Dosen dan Peneliti Hukum Pidana FH Universitas Jenderal Soedirman, Kuat Puji Prayitno, menyebut mafia adalah perkumpulan rahasia yang bergerak di bidang kejahatan (kriminal) memiliki konotasi negatif sebagai kelompok kriminal. Kerja mafia tanah tergolong rumit, melibatkan konglomerat, pejabat, politisi, aparat penegak hukum, dan pihak lainnya.
Menurut Kuat, dampak yang ditimbulkan dari kejahatan mafia tanah memiliki daya rusak (mengeksploitasi) sumber daya non-fisik, merusak sustainable development, merusak kualitas kehidupan, merusak kepercayaan dan respek masyarakat. “Mafia tanah itu bahayanya sama seperti korupsi,” ujarnya.
Modus yang digunakan mafia tanah antara lain menggunakan surat hak-hak tanah yang dipalsukan, pemalsuan warkah, pemberian keterangan palsu, pemalsuan surat, jual beli fiktif, penipuan atau penggelapan, sewa menyewa, menggugat kepemilikan tanah dan menguasai tanah dengan cara ilegal. Kuat melihat instrumen hukum pidana bisa digunakan untuk menjerat mafia tanah misalnya delik pemalsuan, penggelapan dan penipuan serta penyertaan dan pembantuan seperti diatur Pasal 263, 266, 372, dan 378, 55 serta Pasal 56 KUHP.
Dalam acara Instagram Hukumonline Headline Talks bertajuk “Oknum Berulah, Mafia Tanah Bikin Resah”, Senin (29/11/2021) yang lalu, Wakil Menteri Agraria dan Tata Ruang (ATR)/Kepala Badan Pertanahan Nasional (BPN), Surya Tjandra, mengakui masih ada oknum dalam Kementerian ATR/BPN yang terlibat dalam kasus mafia tanah. Hal ini terlihat dari kasus penyalahgunaan wewenang sertifikat tanah yang dihadapi aktris Nirina Zubir beberapa waktu lalu. Kasus ini tidak hanya menyeret oknum notaris dan PPAT, namun juga beberapa oknum di Kementerian ATR/BPN.

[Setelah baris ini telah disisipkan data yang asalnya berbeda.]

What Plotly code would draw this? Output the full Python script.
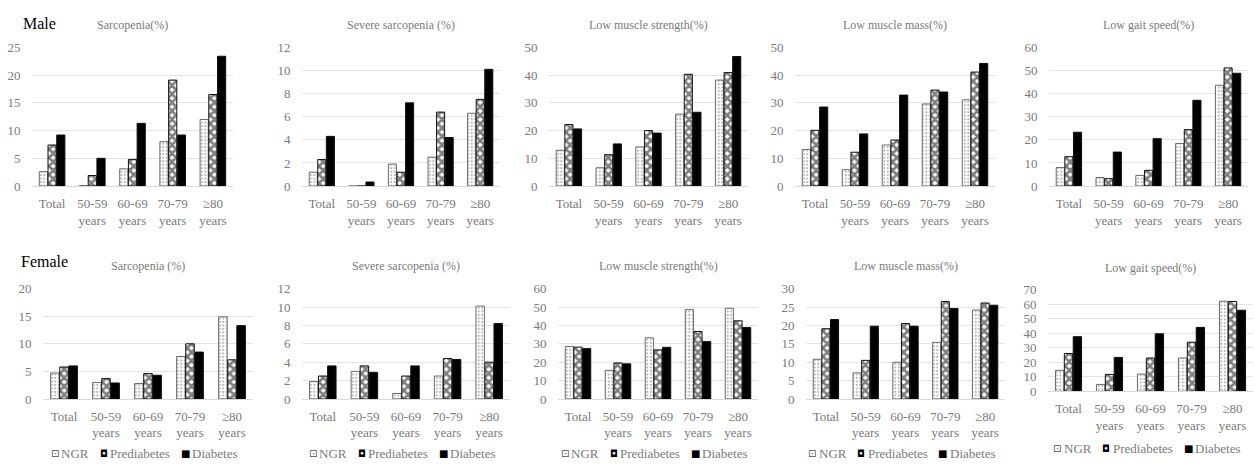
import plotly.graph_objects as go
from plotly.subplots import make_subplots

categories = ["Total", "50-59<br>years", "60-69<br>years", "70-79<br>years", "≥80<br>years"]
groups = ["NGR", "Prediabetes", "Diabetes"]

# Male
m_sarc_ngr = [2.6, 0.1, 3.1, 8.0, 12.0]
m_sarc_pre = [7.4, 1.9, 4.8, 19.1, 16.5]
m_sarc_dm = [9.2, 5.0, 11.3, 9.2, 23.4]

m_sev_ngr = [1.2, 0.0, 1.9, 2.5, 6.3]
m_sev_pre = [2.3, 0.0, 1.2, 6.4, 7.5]
m_sev_dm = [4.3, 0.35, 7.2, 4.2, 10.1]

m_str_ngr = [12.9, 6.6, 14.1, 25.9, 38.2]
m_str_pre = [22.2, 11.3, 20.0, 40.3, 40.9]
m_str_dm = [20.6, 15.2, 19.1, 26.6, 46.7]

m_mass_ngr = [13.2, 5.9, 14.8, 29.6, 31.1]
m_mass_pre = [20.1, 12.2, 16.6, 34.6, 41.1]
m_mass_dm = [28.5, 18.8, 32.8, 33.9, 44.2]

m_gait_ngr = [8.0, 3.7, 4.6, 18.4, 43.6]
m_gait_pre = [12.7, 3.2, 6.8, 24.4, 51.1]
m_gait_dm = [23.3, 14.7, 20.5, 37.1, 48.8]

# Female
f_sarc_ngr = [4.7, 3.0, 2.8, 7.7, 14.9]
f_sarc_pre = [5.8, 3.7, 4.6, 10.0, 7.1]
f_sarc_dm = [6.0, 2.9, 4.3, 8.5, 13.3]

f_sev_ngr = [1.9, 3.0, 0.6, 2.5, 10.1]
f_sev_pre = [2.5, 3.6, 2.5, 4.4, 4.0]
f_sev_dm = [3.6, 2.9, 3.6, 4.3, 8.2]

f_str_ngr = [28.6, 15.6, 33.3, 48.6, 49.3]
f_str_pre = [28.2, 19.6, 26.7, 36.7, 42.5]
f_str_dm = [27.4, 19.1, 28.1, 31.2, 38.9]

f_mass_ngr = [10.8, 7.1, 10.0, 15.4, 24.2]
f_mass_pre = [19.1, 10.5, 20.5, 26.5, 26.1]
f_mass_dm = [21.6, 19.8, 19.8, 24.6, 25.5]

f_gait_ngr = [14.4, 4.7, 11.8, 22.9, 62.0]
f_gait_pre = [26.0, 11.6, 22.9, 33.8, 61.8]
f_gait_dm = [37.6, 23.3, 39.6, 44.0, 55.8]

titles_top = ["Sarcopenia(%)", "Severe sarcopenia (%)", "Low muscle strength(%)", "Low muscle mass(%)", "Low gait speed(%)"]
titles_bot = ["Sarcopenia (%)", "Severe sarcopenia (%)", "Low muscle strength(%)", "Low muscle mass(%)", "Low gait speed(%)"]

ymax_top = [25, 12, 50, 50, 60]
dtick_top = [5, 2, 10, 10, 10]
ymax_bot = [20, 12, 60, 30, 70]
dtick_bot = [5, 2, 10, 5, 10]

panels_top = [
    (m_sarc_ngr, m_sarc_pre, m_sarc_dm),
    (m_sev_ngr, m_sev_pre, m_sev_dm),
    (m_str_ngr, m_str_pre, m_str_dm),
    (m_mass_ngr, m_mass_pre, m_mass_dm),
    (m_gait_ngr, m_gait_pre, m_gait_dm),
]
panels_bot = [
    (f_sarc_ngr, f_sarc_pre, f_sarc_dm),
    (f_sev_ngr, f_sev_pre, f_sev_dm),
    (f_str_ngr, f_str_pre, f_str_dm),
    (f_mass_ngr, f_mass_pre, f_mass_dm),
    (f_gait_ngr, f_gait_pre, f_gait_dm),
]

W, H = 1255, 467
FONT = "'Liberation Serif', 'Times New Roman', Times, serif"
SYMFONT = "'DejaVu Sans', sans-serif"
GRAY = "#7a7a7a"

# pixel layout of plot areas
top_x = [(32, 233), (302, 500), (549, 748), (795, 995), (1049, 1248)]
bot_x = [(43, 253), (302, 510), (558, 758), (806, 1005), (1048, 1253)]
top_y = [(41.7, 185)] * 5
bot_y = [(291, 405)] * 4 + [(292, 397)]

styles = [
    dict(color="white", line=dict(color="#6a6a6a", width=1),
         pattern=dict(shape=".", fgcolor="#707070", bgcolor="white", size=3.5, solidity=0.3)),
    dict(color="white", line=dict(color="#101010", width=1),
         pattern=dict(shape="x", fgcolor="black", bgcolor="white", size=6, solidity=0.68)),
    dict(color="black", line=dict(color="#101010", width=1)),
]

fig = make_subplots(rows=2, cols=5)

for i in range(5):
    for row, series in ((1, panels_top[i]), (2, panels_bot[i])):
        for g, vals, st in zip(groups, series, styles):
            fig.add_trace(go.Bar(x=categories, y=vals, name=g, marker=st, showlegend=False),
                          row=row, col=i + 1)


def xdom(px):
    return [px[0] / W, px[1] / W]


def ydom(py):
    return [1 - py[1] / H, 1 - py[0] / H]


def px_x(x):
    return x / W


def px_y(y):
    return 1 - y / H


layout_upd = {}
annotations = []
for i in range(5):
    for r, xs, ys, ymax, dt, ttl in ((0, top_x, top_y, ymax_top, dtick_top, titles_top),
                                     (1, bot_x, bot_y, ymax_bot, dtick_bot, titles_bot)):
        idx = r * 5 + i + 1
        sfx = "" if idx == 1 else str(idx)
        layout_upd["xaxis" + sfx] = dict(
            domain=xdom(xs[i]), showgrid=False, showline=True, linecolor="#d9d9d9",
            linewidth=1, ticks="outside", ticklen=5, tickcolor="rgba(0,0,0,0)",
            tickfont=dict(family=FONT, size=13, color=GRAY), zeroline=False)
        layout_upd["yaxis" + sfx] = dict(
            domain=ydom(ys[i]), range=[0, ymax[i]], dtick=dt[i], showgrid=True,
            gridcolor="#e3e3e3", gridwidth=1, showline=False, zeroline=False,
            ticks="outside", ticklen=8, tickcolor="rgba(0,0,0,0)",
            tickfont=dict(family=FONT, size=13, color=GRAY))
        cx = (xs[i][0] + xs[i][1]) / 2
        ty = 19 if r == 0 else (268 if i < 4 else 270)
        annotations.append(dict(text=ttl[i], x=px_x(cx), y=px_y(ty), xref="paper", yref="paper",
                                showarrow=False, xanchor="center", yanchor="middle",
                                font=dict(family=FONT, size=12, color=GRAY)))

annotations.append(dict(text="Male", x=px_x(21), y=px_y(17), xref="paper", yref="paper",
                        showarrow=False, xanchor="left", yanchor="middle",
                        font=dict(family=FONT, size=16, color="black")))
annotations.append(dict(text="Female", x=px_x(19), y=px_y(263), xref="paper", yref="paper",
                        showarrow=False, xanchor="left", yanchor="middle",
                        font=dict(family=FONT, size=16, color="black")))

# legend rows under each bottom panel
legend_glyphs = ["⊡", "◘", "■"]
legend_glyph_colors = ["#505050", "#000000", "#000000"]
legend_offsets = [-97, -48, 34]
for i in range(5):
    cx = (bot_x[i][0] + bot_x[i][1]) / 2
    ly = 461 if i < 4 else 456
    for g, gl, gc, off in zip(groups, legend_glyphs, legend_glyph_colors, legend_offsets):
        annotations.append(dict(text=gl, x=px_x(cx + off + 3.5), y=px_y(ly), xref="paper", yref="paper",
                                showarrow=False, xanchor="center", yanchor="middle",
                                font=dict(family=SYMFONT, size=10, color=gc)))
        annotations.append(dict(text=g, x=px_x(cx + off + 8), y=px_y(ly), xref="paper", yref="paper",
                                showarrow=False, xanchor="left", yanchor="middle",
                                font=dict(family=FONT, size=13, color=GRAY)))

fig.update_layout(**layout_upd)
fig.update_layout(
    width=W, height=H, margin=dict(l=0, r=0, t=0, b=0),
    paper_bgcolor="white", plot_bgcolor="white",
    barmode="group", bargap=0.35, bargroupgap=0.06,
    annotations=annotations, font=dict(family=FONT), showlegend=False,
)

fig.write_html("out.html", config={"displayModeBar": False},
               post_script="document.body.style.margin='0px';")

Kasus yang mencuat mengenai mafia tanah membuat Kementerian ATR/BPN kembali membuka kasus-kasus mengenai mafia tanah yang terjadi sejak tahun 2019. Kementerian ATR/BPN sudah mengadakan MoU dengan kepolisian dan pada tahun 2020 dan MoU dengan Kejaksaan. “Hal ini adalah bagian dari strategi untuk membersihkan dan mengatasi kejahatan terkait pertanahan,” ujar Surya.
Dirjen Penanganan Sengketa dan Konflik Pertanahan Kementerian ATR/BPN, R Bagus Agus Widjayanto, mencatat modus paling banyak dilakukan dalam kejahatan di bidang pertanahan yakni pemalsuan dokumen (66 persen), penggelapan dan penipuan (16 persen), dan okupasi ilegal (11 persen). Kewenangan ATR/BPN dalam menyelesaikan sengketa pertanahan terutama penyidikan kejahatan di bidang pertanahan sifatnya sangat terbatas. Karena itu ATR/BPN membutuhkan lembaga lain untuk memberantas mafia tanah.

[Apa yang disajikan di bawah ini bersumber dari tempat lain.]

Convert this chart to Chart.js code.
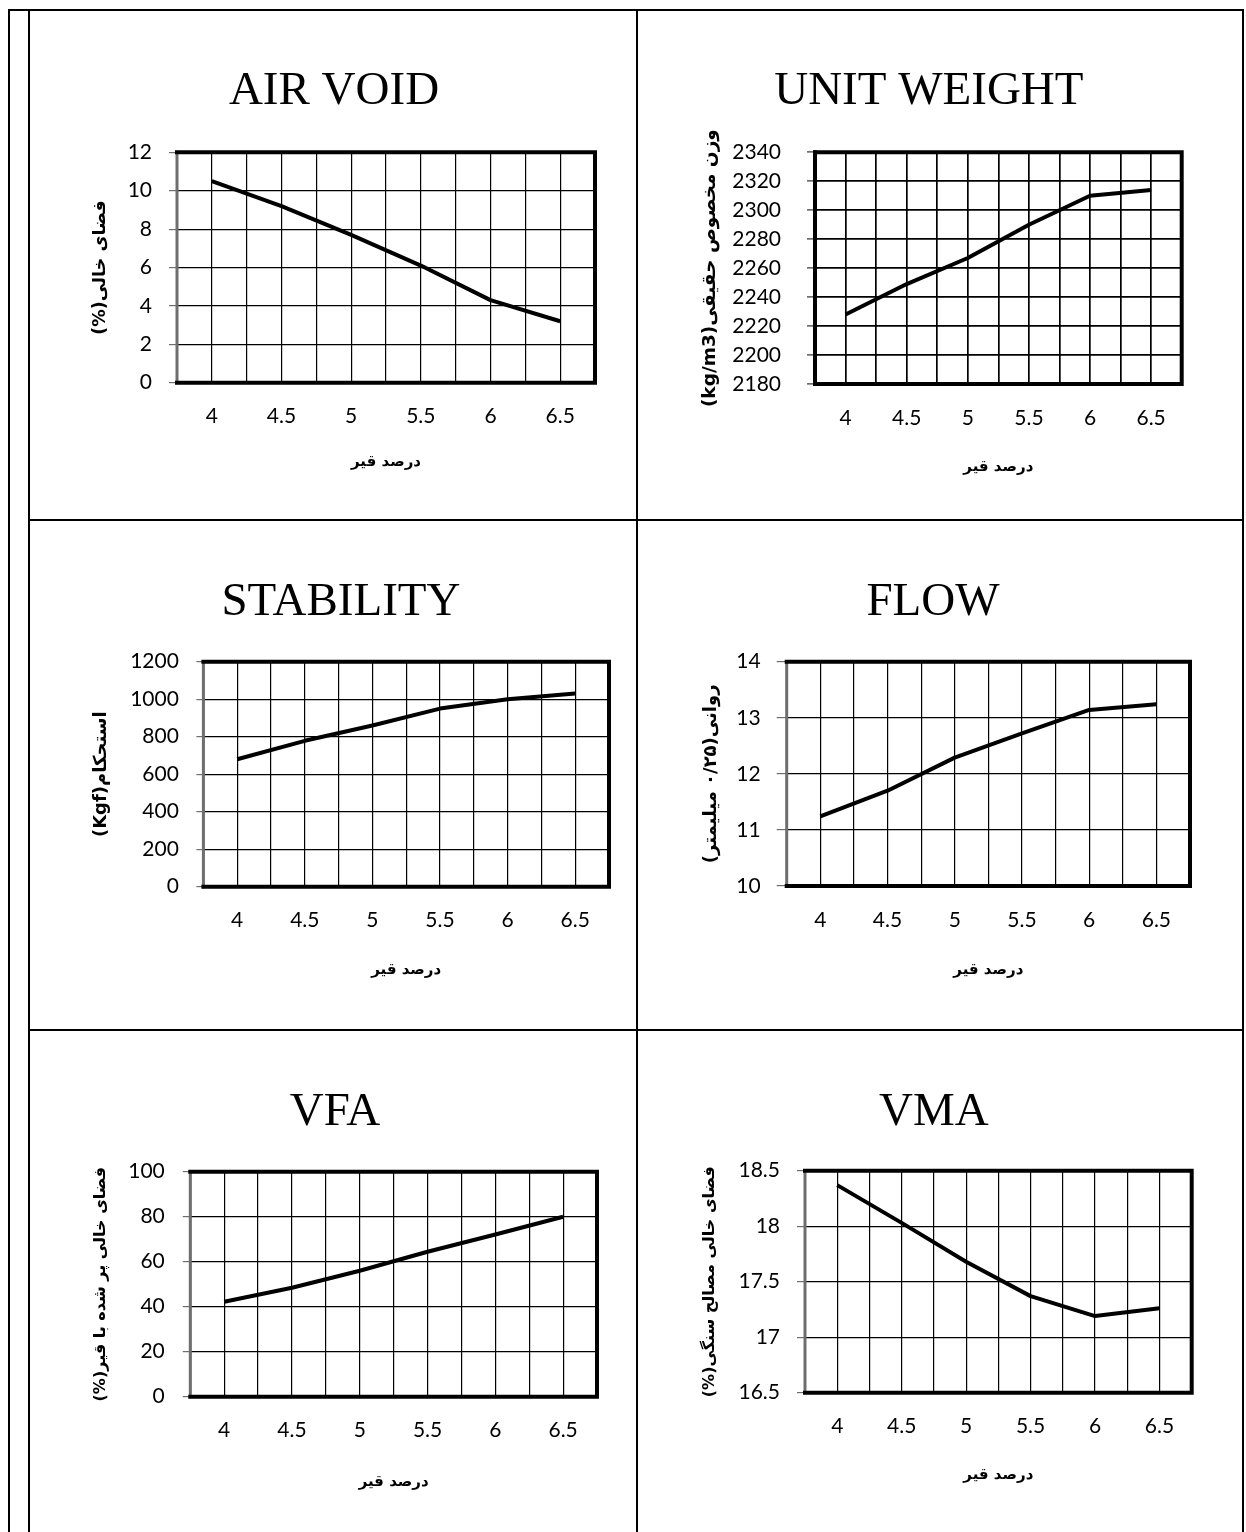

“Dalam menangani kasus pidana terkait mafia tanah, ATR/BPN bekerja sama dengan Polri, Kejaksaan, Komisi Yudisial, dan Mahkamah Agung,” ungkap Agus.
Seruan perang melawan mafia tanah juga dilakukan oleh Presiden Joko Widodo. Presiden Joko Widodo menyebut mafia tanah adalah penyebab keresahan masyarakat dan biang keladi maraknya konflik pertanahan. Presiden bahkan telah meminta aparat kepolisian agar cepat tanggap mengusut tuntas setiap kasus mafia tanah dan kembali mengingatkan jangan sampai ada penegak hukum yang membekingi mafia tanah. | Pnr.